Idempotent: only one daemon is ever spawned per env.

Source

pub fn start_election_driver(self: &Arc<Self>)

Spawn the election driver background thread.

While the env is in Detached or Unknown state and no master is known, the driver periodically attempts a Paxos election against peers in GroupService (whose ELECTION services were registered at open() time). On success the driver calls become_master (if this node is the winner) or become_replica (otherwise). On failure (no quorum), the driver waits config.election_timeout and tries again.

The driver respects io_shutdown; on env close the loop exits promptly.
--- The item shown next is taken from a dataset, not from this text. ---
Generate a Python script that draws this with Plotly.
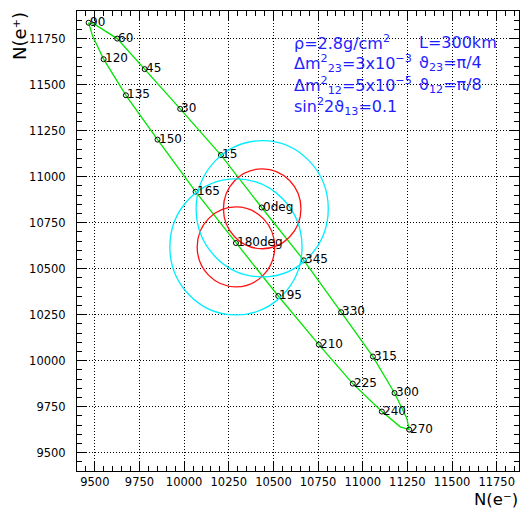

Idempotent: a second call is a no-op (only one driver thread is ever spawned per env).

Source

pub fn bound_addr(&self) -> Option<SocketAddr>

Return the socket address the TCP service dispatcher is bound to.

This may differ from the configured node_port when port 0 is used (the OS assigns an ephemeral port). Returns None if the dispatcher could not be started (e.g. the address is not resolvable).

Source

pub fn with_environment(&self, env: Arc<EnvironmentImpl>)
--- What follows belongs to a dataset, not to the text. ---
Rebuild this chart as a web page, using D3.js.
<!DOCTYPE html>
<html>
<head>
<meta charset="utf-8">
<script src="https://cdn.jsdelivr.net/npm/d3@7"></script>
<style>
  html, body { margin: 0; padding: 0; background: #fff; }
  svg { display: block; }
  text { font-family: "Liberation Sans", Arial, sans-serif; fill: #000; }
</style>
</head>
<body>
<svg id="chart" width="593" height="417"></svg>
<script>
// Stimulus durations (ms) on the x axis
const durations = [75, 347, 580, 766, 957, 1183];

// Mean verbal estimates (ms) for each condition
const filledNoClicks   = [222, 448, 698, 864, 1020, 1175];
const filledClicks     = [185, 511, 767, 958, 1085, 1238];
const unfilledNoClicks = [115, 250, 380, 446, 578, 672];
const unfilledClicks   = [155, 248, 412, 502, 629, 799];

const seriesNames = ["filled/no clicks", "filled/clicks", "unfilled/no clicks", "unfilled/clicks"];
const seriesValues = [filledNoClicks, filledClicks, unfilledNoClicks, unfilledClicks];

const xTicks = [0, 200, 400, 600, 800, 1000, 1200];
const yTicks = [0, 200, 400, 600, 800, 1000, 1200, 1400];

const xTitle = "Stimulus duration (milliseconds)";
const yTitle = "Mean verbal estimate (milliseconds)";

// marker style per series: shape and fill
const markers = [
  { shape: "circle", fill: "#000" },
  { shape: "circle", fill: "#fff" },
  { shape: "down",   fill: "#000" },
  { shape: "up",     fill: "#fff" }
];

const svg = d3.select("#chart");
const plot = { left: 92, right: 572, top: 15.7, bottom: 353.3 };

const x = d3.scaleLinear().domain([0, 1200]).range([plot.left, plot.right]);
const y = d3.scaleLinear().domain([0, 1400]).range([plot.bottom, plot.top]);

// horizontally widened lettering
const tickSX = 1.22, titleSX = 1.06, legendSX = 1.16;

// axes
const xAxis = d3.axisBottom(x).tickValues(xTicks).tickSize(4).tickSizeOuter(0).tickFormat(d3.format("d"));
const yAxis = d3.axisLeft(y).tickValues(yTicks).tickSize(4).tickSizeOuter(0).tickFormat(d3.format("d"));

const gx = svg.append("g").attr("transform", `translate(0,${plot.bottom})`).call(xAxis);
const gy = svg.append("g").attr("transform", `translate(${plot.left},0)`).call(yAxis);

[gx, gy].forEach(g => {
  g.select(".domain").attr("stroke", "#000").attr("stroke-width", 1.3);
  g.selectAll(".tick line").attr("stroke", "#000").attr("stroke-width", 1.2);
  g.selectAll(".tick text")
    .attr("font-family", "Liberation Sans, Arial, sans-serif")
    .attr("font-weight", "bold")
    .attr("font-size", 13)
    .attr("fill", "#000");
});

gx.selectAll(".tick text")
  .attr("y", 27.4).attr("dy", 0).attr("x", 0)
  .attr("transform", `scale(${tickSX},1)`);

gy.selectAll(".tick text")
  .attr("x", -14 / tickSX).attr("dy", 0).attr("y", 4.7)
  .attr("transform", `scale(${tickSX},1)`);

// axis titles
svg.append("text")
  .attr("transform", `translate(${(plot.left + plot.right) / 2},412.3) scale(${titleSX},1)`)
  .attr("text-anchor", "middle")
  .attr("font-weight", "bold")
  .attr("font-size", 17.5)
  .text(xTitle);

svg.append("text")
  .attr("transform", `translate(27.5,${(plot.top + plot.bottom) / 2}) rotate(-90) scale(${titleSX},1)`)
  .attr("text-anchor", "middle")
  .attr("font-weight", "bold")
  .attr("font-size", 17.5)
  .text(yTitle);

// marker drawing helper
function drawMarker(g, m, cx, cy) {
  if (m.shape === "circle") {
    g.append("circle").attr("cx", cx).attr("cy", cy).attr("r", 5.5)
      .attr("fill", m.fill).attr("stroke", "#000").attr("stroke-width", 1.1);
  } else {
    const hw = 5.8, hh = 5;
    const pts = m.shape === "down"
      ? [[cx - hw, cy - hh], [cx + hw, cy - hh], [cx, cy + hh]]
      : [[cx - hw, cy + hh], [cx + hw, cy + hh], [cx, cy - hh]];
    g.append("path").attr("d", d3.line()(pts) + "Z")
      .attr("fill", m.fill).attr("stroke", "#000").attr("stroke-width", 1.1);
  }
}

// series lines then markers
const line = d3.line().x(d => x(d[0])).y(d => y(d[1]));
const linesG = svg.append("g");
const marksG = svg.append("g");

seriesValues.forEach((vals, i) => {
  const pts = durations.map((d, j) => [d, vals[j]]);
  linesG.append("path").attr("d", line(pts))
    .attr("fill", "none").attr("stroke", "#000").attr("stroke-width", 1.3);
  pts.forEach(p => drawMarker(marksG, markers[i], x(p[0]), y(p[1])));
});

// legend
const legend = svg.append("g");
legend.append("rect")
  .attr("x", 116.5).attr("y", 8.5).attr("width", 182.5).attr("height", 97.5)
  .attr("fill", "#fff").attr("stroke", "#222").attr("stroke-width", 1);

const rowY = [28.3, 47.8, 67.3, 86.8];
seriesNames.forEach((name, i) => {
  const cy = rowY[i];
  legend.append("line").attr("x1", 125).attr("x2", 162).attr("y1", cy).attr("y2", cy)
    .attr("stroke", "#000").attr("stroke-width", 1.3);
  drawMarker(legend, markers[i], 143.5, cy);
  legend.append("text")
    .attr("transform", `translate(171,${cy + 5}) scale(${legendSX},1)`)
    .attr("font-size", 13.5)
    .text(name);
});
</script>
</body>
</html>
Wire a live EnvironmentImpl into this replicated environment.

After this call, state transitions (become_master, become_replica) will spawn real feeder/receiver I/O threads backed by the live log.
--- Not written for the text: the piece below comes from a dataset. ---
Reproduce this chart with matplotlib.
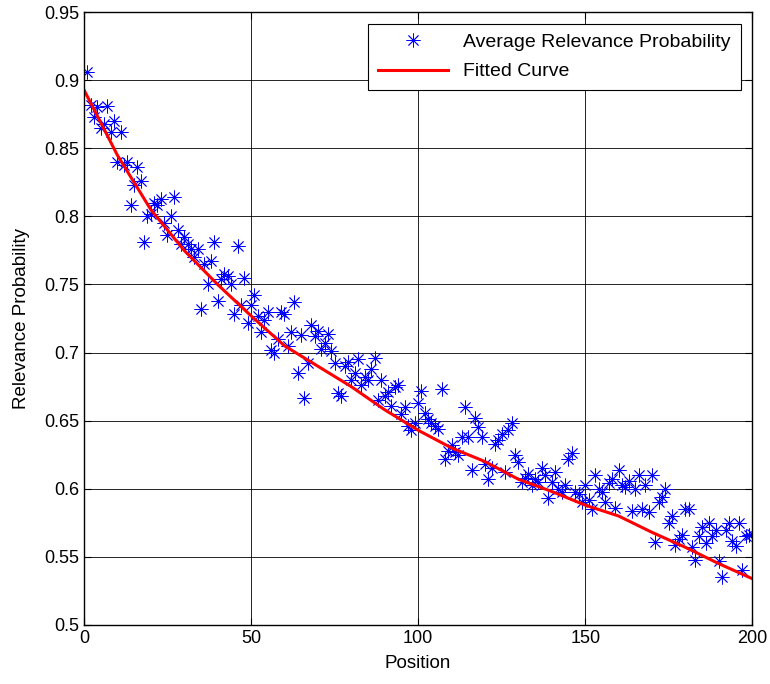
import matplotlib
matplotlib.use('Agg')
import matplotlib.pyplot as plt

plt.rcParams['font.family'] = ['Liberation Sans', 'DejaVu Sans']

# average relevance probability per position
position = list(range(1, 201))
relevance = [
    0.906, 0.882, 0.873, 0.880, 0.865, 0.868, 0.881, 0.862, 0.870, 0.840,
    0.862, 0.838, 0.840, 0.808, 0.823, 0.836, 0.826, 0.781, 0.800, 0.802,
    0.810, 0.808, 0.813, 0.795, 0.786, 0.800, 0.814, 0.790, 0.780, 0.785,
    0.780, 0.776, 0.770, 0.776, 0.732, 0.765, 0.750, 0.767, 0.781, 0.738,
    0.754, 0.758, 0.756, 0.750, 0.728, 0.778, 0.735, 0.755, 0.722, 0.735,
    0.742, 0.727, 0.715, 0.724, 0.730, 0.702, 0.700, 0.710, 0.730, 0.728,
    0.705, 0.715, 0.737, 0.685, 0.713, 0.667, 0.692, 0.720, 0.712, 0.716,
    0.703, 0.707, 0.714, 0.701, 0.692, 0.670, 0.668, 0.690, 0.693, 0.680,
    0.685, 0.695, 0.676, 0.682, 0.680, 0.688, 0.696, 0.665, 0.680, 0.668,
    0.671, 0.661, 0.675, 0.676, 0.655, 0.660, 0.646, 0.643, 0.648, 0.663,
    0.672, 0.656, 0.651, 0.648, 0.646, 0.644, 0.673, 0.622, 0.628, 0.632,
    0.627, 0.625, 0.638, 0.660, 0.638, 0.614, 0.652, 0.645, 0.638, 0.618,
    0.607, 0.615, 0.633, 0.636, 0.640, 0.612, 0.643, 0.648, 0.625, 0.620,
    0.605, 0.608, 0.611, 0.603, 0.607, 0.605, 0.615, 0.610, 0.593, 0.605,
    0.612, 0.600, 0.598, 0.603, 0.622, 0.626, 0.598, 0.596, 0.590, 0.603,
    0.592, 0.585, 0.610, 0.600, 0.598, 0.590, 0.604, 0.607, 0.586, 0.614,
    0.603, 0.601, 0.606, 0.584, 0.600, 0.610, 0.585, 0.603, 0.583, 0.610,
    0.561, 0.590, 0.594, 0.600, 0.575, 0.580, 0.559, 0.563, 0.566, 0.585,
    0.585, 0.557, 0.548, 0.565, 0.572, 0.560, 0.575, 0.565, 0.570, 0.547,
    0.535, 0.570, 0.575, 0.562, 0.558, 0.575, 0.540, 0.565, 0.566, 0.567,
]

# fitted curve
fit_x = [0, 10, 20, 30, 40, 50, 60, 70, 80, 90, 100,
         110, 120, 130, 140, 150, 160, 170, 180, 190, 200]
fit_y = [0.893, 0.845, 0.805, 0.775, 0.750, 0.727, 0.705, 0.690, 0.675, 0.658, 0.643,
         0.630, 0.620, 0.607, 0.598, 0.588, 0.580, 0.568, 0.557, 0.545, 0.534]

fig = plt.figure(figsize=(7.7, 6.84), dpi=100)
ax = fig.add_axes([0.109, 0.0863, 0.868, 0.896])

ax.plot(position, relevance, linestyle='none', marker=(8, 2, 0), markersize=10,
        markeredgewidth=0.6, color='#0000ff', label='Average Relevance Probability')
ax.plot(fit_x, fit_y, color='#ff0000', linewidth=2.2, label='Fitted Curve')

ax.set_xlim(0, 200)
ax.set_ylim(0.5, 0.95)
ax.set_xticks([0, 50, 100, 150, 200])
ax.set_yticks([0.5, 0.55, 0.6, 0.65, 0.7, 0.75, 0.8, 0.85, 0.9, 0.95])
ax.set_yticklabels(['0.5', '0.55', '0.6', '0.65', '0.7', '0.75', '0.8', '0.85', '0.9', '0.95'])
ax.grid(True, color='black', linestyle='-', linewidth=0.6)
ax.set_axisbelow(True)
ax.tick_params(direction='in', labelsize=13, length=5, top=True, right=True)
for s in ax.spines.values():
    s.set_linewidth(1.0)

ax.set_xlabel('Position', fontsize=13.5, labelpad=6)
ax.set_ylabel('Relevance Probability', fontsize=13.5, labelpad=10)

leg = ax.legend(loc='upper right', fontsize=14, fancybox=False, framealpha=1,
                edgecolor='black', borderpad=0.5, handlelength=3.6,
                labelspacing=0.6, borderaxespad=0.6)
leg.get_frame().set_linewidth(0.8)

fig.savefig('out.png', dpi=100)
If the RESTORE service was not registered at construction time (because config.env_home was None), it is registered here using the environment’s actual home path. This mirrorsRepNode.envSetup() which registers the restore handler during environment wiring.

Environment reference wiring. EnvironmentImpl via RepImpl.repNode.envImpl in HA.

Source

pub fn get_state(&self) -> NodeState

Get the current node state.

Returns the current state of the node associated with this replication environment. If the caller’s intent is to track the state of the node, StateChangeListener may be a more convenient and efficient approach.

Source

pub fn is_master(&self) -> bool

Check if this node is the master.

Returns true if the node’s current state is Master.

Source

pub fn is_authoritative_master(&self) -> bool

Returns true if this node is an authoritative master (D4, JE ElectionQuorum.isAuthoritativeMaster): it is the group master AND it is still connected to enough replicas that, including itself, a SIMPLE_MAJORITY quorum is present.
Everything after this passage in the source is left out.